Seagull, 95 Wn.2d at 905.
As in Seagull, Deputy Dekofski’s route to the vantage point from which he observed the marijuana, packaging materials and scales "would have been a normal one to take if he had gone directly to that door from his car in the parking area.” 95 Wn.2d at 905. The side trip to the shed does not render inadmissible the evidence he legitimately discovered from the front porch of the residence. See State v. Myers, 117 Wn.2d 332, 345, 815 P.2d 761 (1991) ("If the officer substantially or unreasonably departs from a nonintrusive area... he may exceed the scope of 'open view’.”). A detour of 15 to 19 feet, which amounts to only a few steps, from the gravel area is not a "substantial” or "unreasonable” one under the facts of this case.

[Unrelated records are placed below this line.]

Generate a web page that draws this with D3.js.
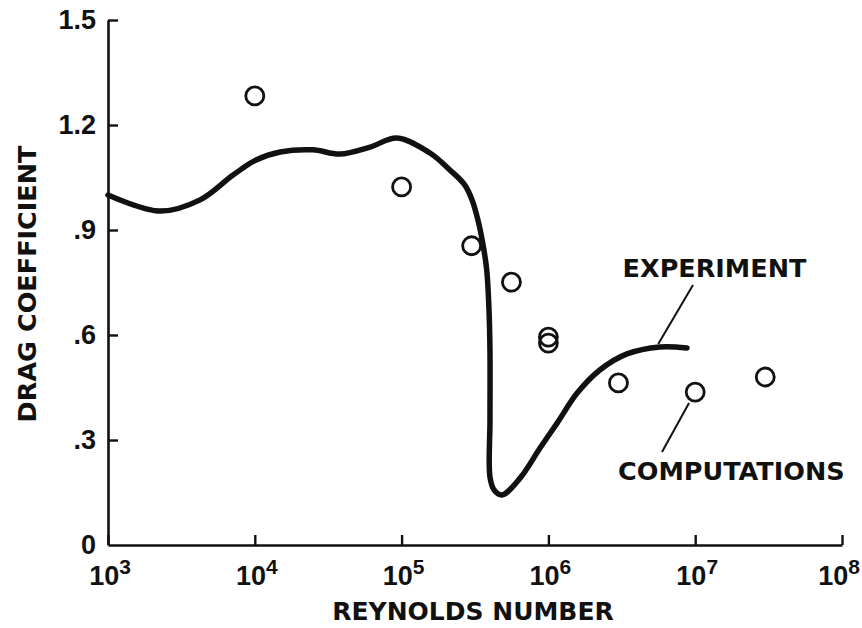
<!DOCTYPE html>
<html>
<head>
<meta charset="utf-8">
<script src="https://cdn.jsdelivr.net/npm/d3@7"></script>
<style>
  html, body { margin: 0; padding: 0; background: #fff; }
  svg { display: block; }
</style>
</head>
<body>
<svg id="chart" width="862" height="628"></svg>
<script>
// Sphere drag coefficient versus Reynolds number

// Measured curve (experiment)
const expRe = [1000, 2260, 4240, 7110, 10200, 14900, 24900, 38000, 61000, 93000,
  156000, 214000, 269000, 302000, 331000, 359000, 380000, 394000, 400000, 400000,
  400000, 427000, 483000, 641000, 877000, 1150000, 1570000, 2240000, 3430000, 5750000, 8790000];
const expCd = [1.00, 0.954, 0.986, 1.057, 1.10, 1.123, 1.129, 1.117, 1.137, 1.163,
  1.12, 1.071, 1.029, 0.986, 0.929, 0.857, 0.786, 0.671, 0.549, 0.357,
  0.194, 0.157, 0.143, 0.191, 0.277, 0.349, 0.434, 0.50, 0.546, 0.566, 0.563];

// Computed points
const compRe = [1e4, 1e5, 3e5, 5.6e5, 1e6, 1e6, 3e6, 1e7, 3e7];
const compCd = [1.283, 1.023, 0.855, 0.751, 0.594, 0.577, 0.463, 0.437, 0.48];

// Axes
const xTickExp = [3, 4, 5, 6, 7, 8];
const yTicks = [0, 0.3, 0.6, 0.9, 1.2, 1.5];
const yTickLabels = ["0", ".3", ".6", ".9", "1.2", "1.5"];
const xTitle = "REYNOLDS NUMBER";
const yTitle = "DRAG COEFFICIENT";

// Annotations (data coordinates)
const notes = [
  { text: "EXPERIMENT", re: 3.2e6, cd: 0.766, from: [5.6e6, 0.574], to: [9.66e6, 0.743] },
  { text: "COMPUTATIONS", re: 2.98e6, cd: 0.186, from: [9.08e6, 0.406], to: [5.94e6, 0.266] }
];

const svg = d3.select("#chart");
const plotLeft = 108, plotRight = 842, plotTop = 20, plotBottom = 545;

const x = d3.scaleLog().domain([1e3, 1e8]).range([plotLeft, plotRight]);
const y = d3.scaleLinear().domain([0, 1.5]).range([plotBottom, plotTop]);

const ink = "#111";
const tickFont = "'Liberation Sans', Arial, Helvetica, sans-serif";
const titleFont = "'DejaVu Sans', 'Liberation Sans', sans-serif";

// x axis
const xAxis = svg.append("g")
  .attr("transform", `translate(0,${plotBottom})`)
  .call(d3.axisBottom(x)
    .tickValues(xTickExp.map(e => Math.pow(10, e)))
    .tickSizeInner(-10).tickSizeOuter(0).tickFormat(""));
xAxis.select(".domain").attr("stroke", ink).attr("stroke-width", 2.6);
xAxis.selectAll(".tick line").attr("stroke", ink).attr("stroke-width", 2.4);

// x tick labels with superscript exponent
xTickExp.forEach(e => {
  const t = svg.append("text")
    .attr("y", 585)
    .attr("font-family", tickFont)
    .attr("font-weight", "bold")
    .attr("font-size", 27)
    .attr("fill", ink)
    .attr("text-anchor", "middle");
  t.append("tspan").text("10");
  t.append("tspan").attr("font-size", 21).attr("dy", -11).text(String(e));
  const w = t.node().getComputedTextLength();
  let cx = x(Math.pow(10, e)) + 2;
  if (cx + w / 2 > 860) cx = 860 - w / 2;
  t.attr("x", cx);
});

// y axis
const yAxis = svg.append("g")
  .attr("transform", `translate(${plotLeft},0)`)
  .call(d3.axisLeft(y)
    .tickValues(yTicks)
    .tickSizeInner(-10).tickSizeOuter(0).tickPadding(12)
    .tickFormat((d, i) => yTickLabels[i]));
yAxis.select(".domain").attr("stroke", ink).attr("stroke-width", 2.6);
yAxis.selectAll(".tick line").attr("stroke", ink).attr("stroke-width", 2.4);
yAxis.selectAll(".tick text")
  .attr("font-family", tickFont)
  .attr("font-weight", "bold")
  .attr("font-size", 27)
  .attr("fill", ink);
yAxis.selectAll(".tick").filter(d => d === 0).select("line").remove();

// axis titles
svg.append("text")
  .attr("x", 473).attr("y", 620)
  .attr("text-anchor", "middle")
  .attr("font-family", titleFont).attr("font-weight", "bold")
  .attr("font-size", 25).attr("fill", ink)
  .text(xTitle);

svg.append("text")
  .attr("transform", "translate(36,284) rotate(-90)")
  .attr("text-anchor", "middle")
  .attr("font-family", titleFont).attr("font-weight", "bold")
  .attr("font-size", 25.5).attr("fill", ink)
  .text(yTitle);

// experiment curve
const line = d3.line()
  .x(d => x(d[0]))
  .y(d => y(d[1]))
  .curve(d3.curveCatmullRom.alpha(0.5));
svg.append("path")
  .datum(expRe.map((r, i) => [r, expCd[i]]))
  .attr("d", line)
  .attr("fill", "none")
  .attr("stroke", ink)
  .attr("stroke-width", 5.5)
  .attr("stroke-linecap", "round")
  .attr("stroke-linejoin", "round");

// computed points
svg.append("g").selectAll("circle")
  .data(compRe.map((r, i) => [r, compCd[i]]))
  .join("circle")
  .attr("cx", d => x(d[0]))
  .attr("cy", d => y(d[1]))
  .attr("r", 9)
  .attr("fill", "none")
  .attr("stroke", ink)
  .attr("stroke-width", 2.8);

// annotations
notes.forEach(n => {
  svg.append("line")
    .attr("x1", x(n.from[0])).attr("y1", y(n.from[1]))
    .attr("x2", x(n.to[0])).attr("y2", y(n.to[1]))
    .attr("stroke", ink).attr("stroke-width", 2);
  svg.append("text")
    .attr("x", x(n.re)).attr("y", y(n.cd))
    .attr("font-family", titleFont).attr("font-weight", "bold")
    .attr("font-size", 25.5).attr("fill", ink)
    .text(n.text);
});
</script>
</body>
</html>
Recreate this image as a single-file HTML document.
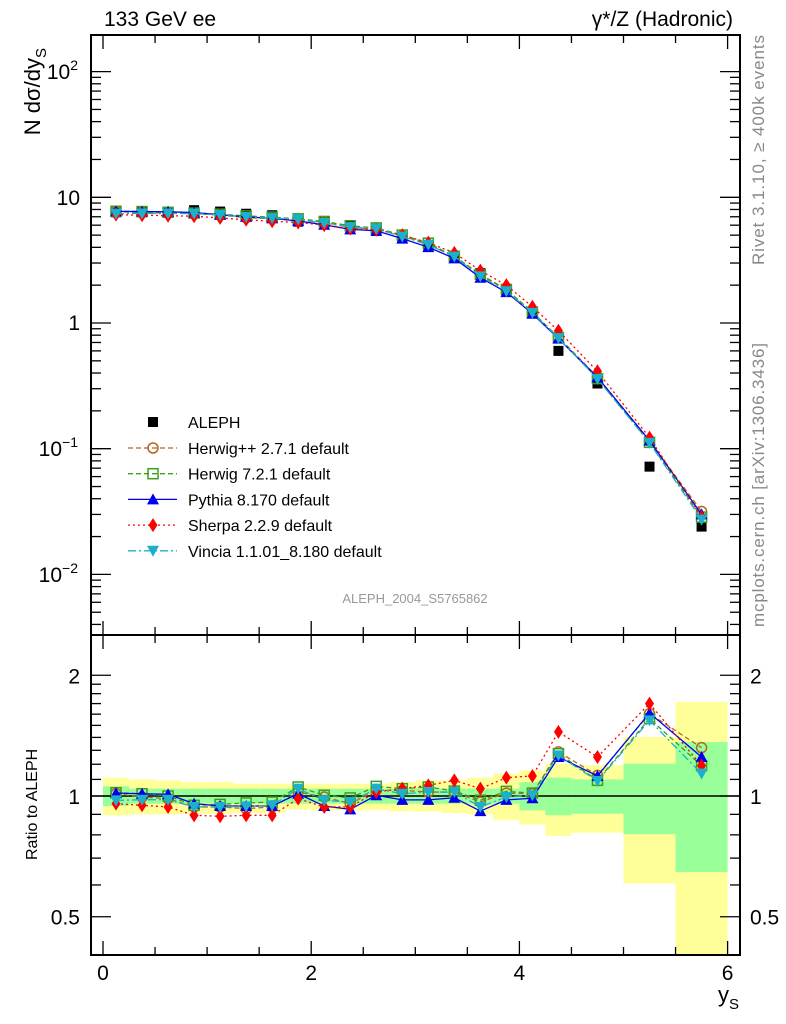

The majority also relies on the location of Rose’s property at the end of "a very long [250-foot] driveway” as additional evidence of Rose’s expectation of privacy. Majority, at 38. However, the length of a driveway is irrelevant to the question of whether evidence was in open view. Rather, it is a consideration in determining whether law enforcement officials were legitimately on the property in the first place. State v. Ridgway, 57 Wn. App. 915, 918, 790 P.2d 1263 (1990). Here, there is no issue of whether the deputy legitimately entered the property. An officer who receives a report of an alleged crime may go on the property to investigate. Seagull, 95 Wn.2d at 902 n.1.
From the recitation of the facts in Manly, it is not at all clear that the officer could actually see anything except green vegetation without the aid of binoculars. It appears he needed them to identify the plants as marijuana in the first instance. 85 Wn.2d at 121.